Gegen die Verhaftung von Mitarbeitern des Istanbuler Büros der türkischen Architektenkammer und die Zwangsräumung der Büros hat die Präsidentin der Bundesarchitektenkammer, Barbara Ettinger-Brinckmann, in einem Brief an den türkischen Ministerpräsidenten protestiert. „Die Kolleginnen und Kollegen in Istanbul sehen sich erneut, wie schon 2013, Repressalien ausgesetzt, weil sie ihre Meinung frei äußern, professionelle und nachvollziehbare Argumente haben und sich daher gegen die Bebauung des Gezi-Parks wandten. 2013 hat man die Kammern und Verbände ihrer Rechte weitenteils beraubt. Nun, am Jahrestag der Gezi-Proteste, scheut die Regierung nicht davor zurück, den Versuch zu unternehmen, die ihr unliebsamen Geister durch Zwangsräumung und Festnahme einzuschüchtern. All dies ist mit einem demokratischen Staat, der auf Mitgliedschaft in der Europäischen Union hofft, nicht zu vereinbaren“.
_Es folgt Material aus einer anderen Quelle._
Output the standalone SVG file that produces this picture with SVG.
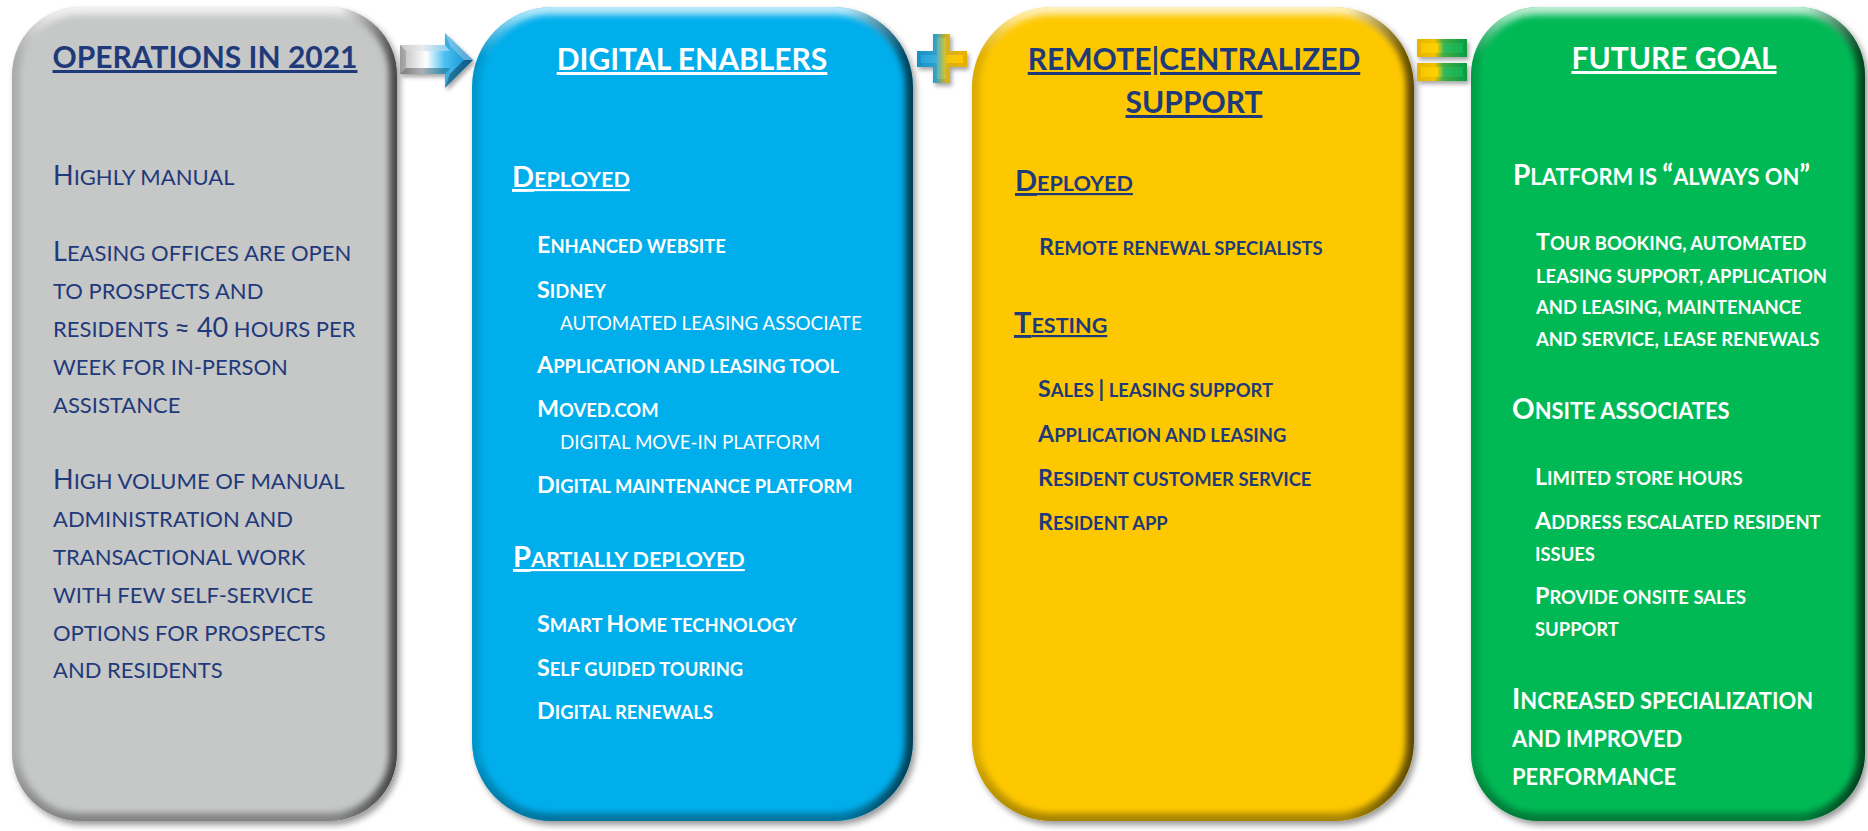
<svg xmlns="http://www.w3.org/2000/svg" width="1868" height="831" viewBox="0 0 1868 831">
<defs>
<style>
.t{font-family:Lato,'Open Sans','Liberation Sans',sans-serif}
.n{fill:#1f3a7a}
.w{fill:#ffffff}
.hd{font-weight:700;font-size:30px;text-decoration:underline;text-anchor:middle}
.g{font-size:22px}
.g .C{font-size:27px}
.sh{font-weight:700;font-size:21.6px;text-decoration:underline}
.sh .C{font-size:29px}
.it{font-weight:700;font-size:18.4px}
.it .C{font-size:23.3px}
.sub{font-size:18.8px}
.gh{font-weight:700;font-size:21.9px}
.gh .C{font-size:28px}
.edgeV{fill:none;stroke:url(#gV);stroke-width:16}
.edgeH{fill:none;stroke:url(#gH);stroke-width:16}
</style>
<filter id="ds" x="-10%" y="-5%" width="125%" height="115%"><feDropShadow dx="3" dy="4" stdDeviation="3" flood-color="#000" flood-opacity="0.4"/></filter>
<filter id="sds" x="-20%" y="-20%" width="150%" height="160%"><feDropShadow dx="2" dy="3" stdDeviation="2" flood-color="#000" flood-opacity="0.35"/></filter>
<filter id="bl" x="-5%" y="-5%" width="110%" height="110%"><feGaussianBlur stdDeviation="3"/></filter>
<linearGradient id="gV" x1="0" y1="0" x2="0" y2="1">
<stop offset="0" stop-color="#fff" stop-opacity="0.75"/>
<stop offset="0.06" stop-color="#fff" stop-opacity="0"/>
<stop offset="0.92" stop-color="#000" stop-opacity="0"/>
<stop offset="1" stop-color="#000" stop-opacity="0.35"/>
</linearGradient>
<linearGradient id="gH" x1="0" y1="0" x2="1" y2="0">
<stop offset="0" stop-color="#000" stop-opacity="0.15"/>
<stop offset="0.1" stop-color="#000" stop-opacity="0"/>
<stop offset="0.85" stop-color="#000" stop-opacity="0"/>
<stop offset="1" stop-color="#000" stop-opacity="0.65"/>
</linearGradient>
<linearGradient id="arrG" gradientUnits="userSpaceOnUse" x1="400" y1="0" x2="473" y2="0">
<stop offset="0" stop-color="#9a9a9a"/>
<stop offset="0.3" stop-color="#d8dde0"/>
<stop offset="0.6" stop-color="#3fb2e6"/>
<stop offset="1" stop-color="#0b7fbf"/>
</linearGradient>
<linearGradient id="arrI" gradientUnits="userSpaceOnUse" x1="405" y1="0" x2="466" y2="0">
<stop offset="0" stop-color="#c8c8c8"/>
<stop offset="0.35" stop-color="#ffffff"/>
<stop offset="0.65" stop-color="#4cc0f0"/>
<stop offset="1" stop-color="#1596d6"/>
</linearGradient>
<linearGradient id="plG" gradientUnits="userSpaceOnUse" x1="917" y1="0" x2="967" y2="0">
<stop offset="0" stop-color="#1b8fc2"/>
<stop offset="0.35" stop-color="#2a9fd0"/>
<stop offset="0.6" stop-color="#d7b21a"/>
<stop offset="1" stop-color="#e8b000"/>
</linearGradient>
<linearGradient id="plI" gradientUnits="userSpaceOnUse" x1="921" y1="0" x2="963" y2="0">
<stop offset="0" stop-color="#27a3d8"/>
<stop offset="0.35" stop-color="#3ab0df"/>
<stop offset="0.62" stop-color="#f2c40e"/>
<stop offset="1" stop-color="#ffc800"/>
</linearGradient>
<linearGradient id="eqG" gradientUnits="userSpaceOnUse" x1="1417" y1="0" x2="1467" y2="0">
<stop offset="0" stop-color="#e6b400"/>
<stop offset="0.35" stop-color="#f3c000"/>
<stop offset="0.52" stop-color="#3fae45"/>
<stop offset="1" stop-color="#0a9a42"/>
</linearGradient>
<linearGradient id="eqI" gradientUnits="userSpaceOnUse" x1="1421" y1="0" x2="1463" y2="0">
<stop offset="0" stop-color="#f7c600"/>
<stop offset="0.38" stop-color="#ffd000"/>
<stop offset="0.55" stop-color="#33b85a"/>
<stop offset="1" stop-color="#0fb354"/>
</linearGradient>
<clipPath id="cG"><rect x="12" y="7" width="385" height="814" rx="68"/></clipPath>
<clipPath id="cB"><rect x="472" y="7" width="441" height="814" rx="80"/></clipPath>
<clipPath id="cY"><rect x="972" y="7" width="442" height="814" rx="80"/></clipPath>
<clipPath id="cN"><rect x="1471" y="7" width="394" height="814" rx="68"/></clipPath>
</defs>
<rect width="1868" height="831" fill="#ffffff"/>

<g id="node-operations" class="t">
<rect x="12" y="7" width="385" height="814" rx="68" fill="#c6c7c7" filter="url(#ds)"/>
<g clip-path="url(#cG)">
<rect class="edgeV" x="12" y="7" width="385" height="814" rx="68" filter="url(#bl)"/>
<rect class="edgeH" x="12" y="7" width="385" height="814" rx="68" filter="url(#bl)"/>
</g>
<text class="hd n" x="205" y="68">OPERATIONS IN 2021</text>
<text class="g n" x="53" y="185"><tspan class="C">H</tspan>IGHLY MANUAL</text>
<text class="g n" x="53" y="261"><tspan class="C">L</tspan>EASING OFFICES ARE OPEN</text>
<text class="g n" x="53" y="299">TO PROSPECTS AND</text>
<text class="g n" x="53" y="337">RESIDENTS <tspan class="C">≈ 40</tspan> HOURS PER</text>
<text class="g n" x="53" y="375">WEEK FOR IN-PERSON</text>
<text class="g n" x="53" y="413">ASSISTANCE</text>
<text class="g n" x="53" y="489"><tspan class="C">H</tspan>IGH VOLUME OF MANUAL</text>
<text class="g n" x="53" y="527">ADMINISTRATION AND</text>
<text class="g n" x="53" y="565">TRANSACTIONAL WORK</text>
<text class="g n" x="53" y="603">WITH FEW SELF-SERVICE</text>
<text class="g n" x="53" y="641">OPTIONS FOR PROSPECTS</text>
<text class="g n" x="53" y="678">AND RESIDENTS</text>
</g>

<g id="node-digital-enablers" class="t">
<rect x="472" y="7" width="441" height="814" rx="80" fill="#06aeec" filter="url(#ds)"/>
<g clip-path="url(#cB)">
<rect class="edgeV" x="472" y="7" width="441" height="814" rx="80" filter="url(#bl)"/>
<rect class="edgeH" x="472" y="7" width="441" height="814" rx="80" filter="url(#bl)"/>
</g>
<text class="hd w" x="692" y="70">DIGITAL ENABLERS</text>
<text class="sh w" x="512" y="187"><tspan class="C">D</tspan>EPLOYED</text>
<text class="it w" x="537" y="253"><tspan class="C">E</tspan>NHANCED WEBSITE</text>
<text class="it w" x="537" y="298"><tspan class="C">S</tspan>IDNEY</text>
<text class="sub w" x="560" y="330">AUTOMATED LEASING ASSOCIATE</text>
<text class="it w" x="537" y="373"><tspan class="C">A</tspan>PPLICATION AND LEASING TOOL</text>
<text class="it w" x="537" y="417"><tspan class="C">M</tspan>OVED.COM</text>
<text class="sub w" x="560" y="449">DIGITAL MOVE-IN PLATFORM</text>
<text class="it w" x="537" y="493"><tspan class="C">D</tspan>IGITAL MAINTENANCE PLATFORM</text>
<text class="sh w" x="513" y="567"><tspan class="C">P</tspan>ARTIALLY DEPLOYED</text>
<text class="it w" x="537" y="632"><tspan class="C">S</tspan>MART <tspan class="C">H</tspan>OME TECHNOLOGY</text>
<text class="it w" x="537" y="676"><tspan class="C">S</tspan>ELF GUIDED TOURING</text>
<text class="it w" x="537" y="719"><tspan class="C">D</tspan>IGITAL RENEWALS</text>
</g>

<g id="node-remote-support" class="t">
<rect x="972" y="7" width="442" height="814" rx="80" fill="#fec805" filter="url(#ds)"/>
<g clip-path="url(#cY)">
<rect class="edgeV" x="972" y="7" width="442" height="814" rx="80" filter="url(#bl)"/>
<rect class="edgeH" x="972" y="7" width="442" height="814" rx="80" filter="url(#bl)"/>
</g>
<text class="hd n" x="1194" y="70">REMOTE|CENTRALIZED</text>
<text class="hd n" x="1194" y="113">SUPPORT</text>
<text class="sh n" x="1015" y="191"><tspan class="C">D</tspan>EPLOYED</text>
<text class="it n" x="1039" y="255"><tspan class="C">R</tspan>EMOTE RENEWAL SPECIALISTS</text>
<text class="sh n" x="1014" y="333"><tspan class="C">T</tspan>ESTING</text>
<text class="it n" x="1038" y="397"><tspan class="C">S</tspan>ALES <tspan class="C">|</tspan> LEASING SUPPORT</text>
<text class="it n" x="1038" y="442"><tspan class="C">A</tspan>PPLICATION AND LEASING</text>
<text class="it n" x="1038" y="486"><tspan class="C">R</tspan>ESIDENT CUSTOMER SERVICE</text>
<text class="it n" x="1038" y="530"><tspan class="C">R</tspan>ESIDENT APP</text>
</g>

<g id="node-future-goal" class="t">
<rect x="1471" y="7" width="394" height="814" rx="68" fill="#06b954" filter="url(#ds)"/>
<g clip-path="url(#cN)">
<rect class="edgeV" x="1471" y="7" width="394" height="814" rx="68" filter="url(#bl)"/>
<rect class="edgeH" x="1471" y="7" width="394" height="814" rx="68" filter="url(#bl)"/>
</g>
<text class="hd w" x="1674" y="69">FUTURE GOAL</text>
<text class="gh w" x="1513" y="185"><tspan class="C">P</tspan>LATFORM IS <tspan class="C">“</tspan>ALWAYS ON<tspan class="C">”</tspan></text>
<text class="it w" x="1536" y="250"><tspan class="C">T</tspan>OUR BOOKING, AUTOMATED</text>
<text class="it w" x="1536" y="283">LEASING SUPPORT, APPLICATION</text>
<text class="it w" x="1536" y="314">AND LEASING, MAINTENANCE</text>
<text class="it w" x="1536" y="346">AND SERVICE, LEASE RENEWALS</text>
<text class="gh w" x="1512" y="419"><tspan class="C">O</tspan>NSITE ASSOCIATES</text>
<text class="it w" x="1535" y="485"><tspan class="C">L</tspan>IMITED STORE HOURS</text>
<text class="it w" x="1535" y="529"><tspan class="C">A</tspan>DDRESS ESCALATED RESIDENT</text>
<text class="it w" x="1535" y="561">ISSUES</text>
<text class="it w" x="1535" y="604"><tspan class="C">P</tspan>ROVIDE ONSITE SALES</text>
<text class="it w" x="1535" y="636">SUPPORT</text>
<text class="gh w" x="1512" y="709"><tspan class="C">I</tspan>NCREASED SPECIALIZATION</text>
<text class="gh w" x="1512" y="747">AND IMPROVED</text>
<text class="gh w" x="1512" y="785">PERFORMANCE</text>
</g>

<g id="connectors">
<g id="arrow" filter="url(#sds)">
<polygon points="400,45 445,45 445,33 473,60 445,88 445,74 400,74" fill="url(#arrG)"/>
<polygon points="406,51 450,51 450,46 464,60 450,74 450,68 406,68" fill="url(#arrI)"/>
<polygon points="400,45 445,45 450,51 406,51" fill="#ffffff" fill-opacity="0.45"/>
<polygon points="445,33 473,60 464,60 450,46" fill="#ffffff" fill-opacity="0.3"/>
<polygon points="400,74 445,74 450,68 406,68" fill="#000000" fill-opacity="0.2"/>
<polygon points="445,88 473,60 464,60 450,74" fill="#000000" fill-opacity="0.3"/>
</g>
<g id="plus" filter="url(#sds)">
<polygon points="933,34 950,34 950,51 967,51 967,67 950,67 950,83 933,83 933,67 917,67 917,51 933,51" fill="url(#plG)"/>
<polygon points="937,38 946,38 946,55 963,55 963,63 946,63 946,79 937,79 937,63 921,63 921,55 937,55" fill="url(#plI)"/>
</g>
<g id="equals" filter="url(#sds)">
<rect x="1417" y="39" width="50" height="18" fill="url(#eqG)"/>
<rect x="1421" y="43" width="42" height="10" fill="url(#eqI)"/>
<rect x="1417" y="63" width="50" height="18" fill="url(#eqG)"/>
<rect x="1421" y="67" width="42" height="10" fill="url(#eqI)"/>
</g>
</g>
</svg>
Die Proteste hatten sich 2013 zunächst gegen ein umstrittenes Bauprojekt im Gezi-Park gerichtet, entwickelten sich dann aber zu landesweiten Demonstrationen gegen die Regierungspartei AKP. Bei der Niederschlagung des Protestes in Istanbul, die der damalige Ministerpräsident und heutige Staatspräsident Erdogan veranlasste, starben acht Menschen. Tausende wurden verletzt.
Die Istanbuler Kammer hatte gegen die Kündigung ihrer Büroräume, die dem Staat gehören, Einspruch eingelegt. Nun erfolgte ohne weiteres die Zwangsräumung. Darin sehen die türkischen Vertreter der Architekten einen Rechtsbruch.
In ihrem Brief an den Ministerpräsidenten betonte Ettinger-Brinckmann die Notwendigkeit des Diskurses für eine freiheitliche Gesellschaft. Architekten nähmen aktiv an gesellschaftlichen Prozessen teil. Dies müsse im Sinne einer Zivilgesellschaft gefördert werden und nicht durch Repressalien erstickt werden.